Mirasol, the Chalice, was a peasant, living by herself in a cottage within walking distance of the House of the demesne, but having nothing to do with its inhabitants, until, to everyone's surprise, she was chosen as Chalice. She raises bees, left to her by her dead parents. The bees are special. For a period of time, they produced so much honey that Mirasol couldn't take care of it. They are larger than normal bees, they seem to understand the Chalice, and protect her, and they produce special types of honey. The Chalice has had no training for the job. She has read every manuscript she can find that tells her what a Chalice must do, and how, but there is a lot she doesn't know. She thinks that the rest of the Circle, especially the Grand Seneschal, believes that she was a bad choice. She performs her job as best she can, operating from what she has read, and from her intuition, in deciding what vessel to use, and what to put in it, for each occasion. She mixes honey with the various drinks she offers to people involved in ceremonies of the Circle, or to pour out. This use of honey is new. It has never been used this way before.

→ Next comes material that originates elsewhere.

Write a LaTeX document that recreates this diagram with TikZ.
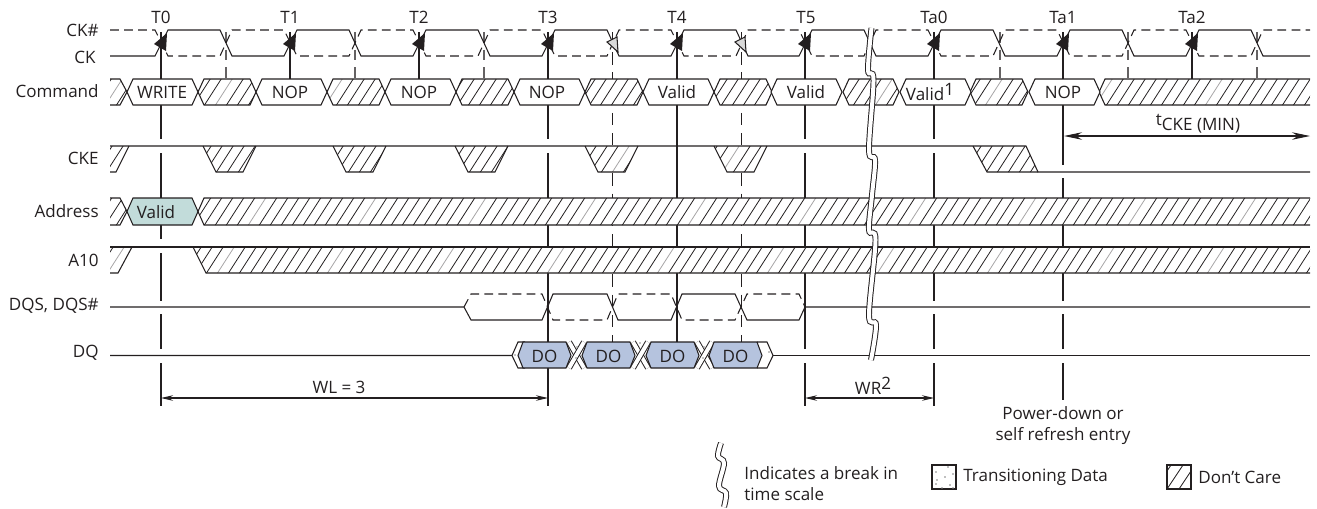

During the seven days between the supposed insult and the time of the combat, the Chalice repairs as many of the earthlines of the demesne as possible. (She later learns that the Master has been helping her in this.) On the day of the combat, she returns to the House, to see that the Master will be forced to fight with swords, and has decided that his demesne would be better off if he was killed. But the Chalice's amazing bees have something to say about this. They blanket the combatants, kill the heir, and transform the Master back to near normalcy. Many of the bees die in the process. The Overlord departs in defeat. Some of the Circle resign their positions, because they haven't supported the Master. By the end of the book, it is clear that the Chalice and the Master will marry, and everyone live happily every after.